Quizá la invitaría la próxima vez que vinieran sus amigos a cenar...
«Sí, eso haré», pensó. Una vez hubo tomado la decisión, agarró la nevera portátil y se encaminó hacia la furgoneta. En la agenda de aquella tarde contaba con el típico desfile de perros y gatos por la consulta, pero a las tres alguien tenía que llevarle un geco1. Le encantaba examinar animales exóticos; la sensación de que sabía de qué hablaba —lo cual era cierto— siempre dejaba a los dueños impresionados. Disfrutaba observando sus caras de sorpresa: «Me pregunto si este veterinario conoce la anatomía y la fisiología exacta de cada bicho que puebla la Tierra». Y él fingía que sí que lo sabía. Pero la verdad era un poco más prosaica. No, por supuesto que no conocía todos los detalles de todas las criaturas que poblaban la Tierra ¿quién podría?—, pero una infección era una infección, y casi siempre se trataba del mismo modo, sin que importara la especie del animal; sólo variaba la dosis de la medicación, y eso lo podía verificar en un libro de referencia que guardaba en el cajón de su mesa.
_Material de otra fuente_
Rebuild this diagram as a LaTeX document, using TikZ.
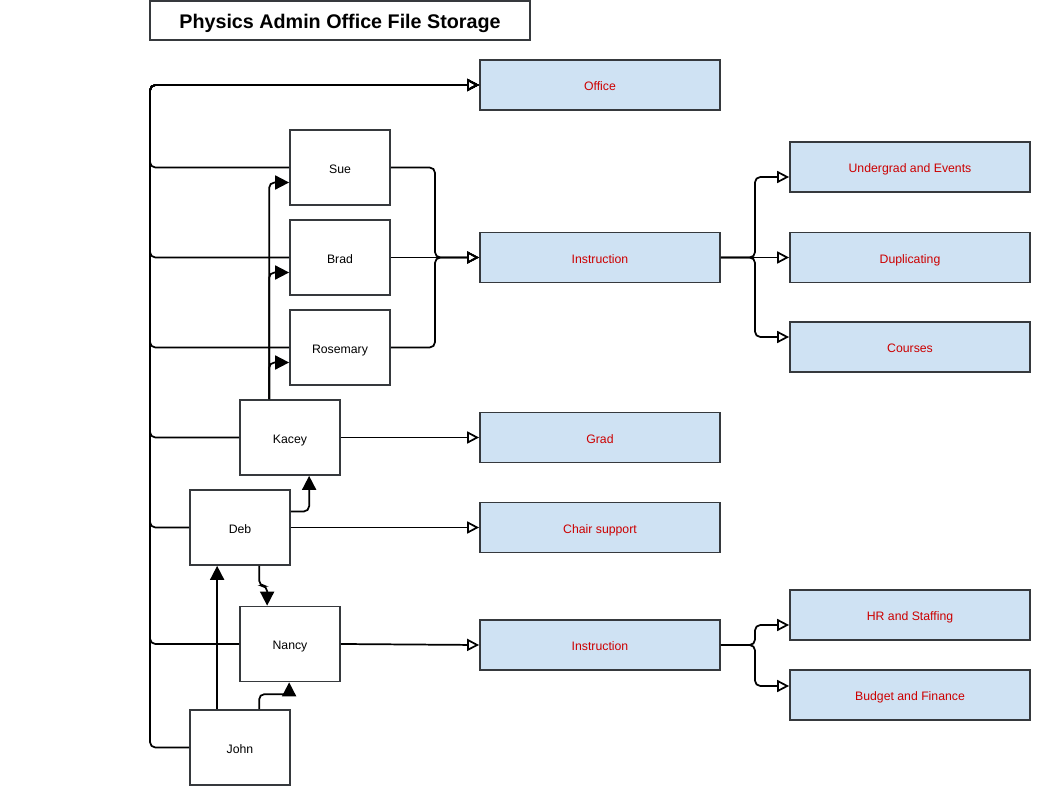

Mientras se montaba en el coche, empezó a pensar en Gabby otra vez y se preguntó si le gustaría hacer surf o snowboard. Le parecía improbable, pero a la vez tenía la extraña corazonada de que, a diferencia de la mayoría de sus ex novias, ella estaría a la altura de las circunstancias en cualquiera de los dos deportes, si se le daba la oportunidad. No sabía por qué, y mientras ponía en marcha el coche intentó alejar esos pensamientos de su mente, diciéndose que eso no importaba.
Salvo que, de alguna manera, sí que importaba.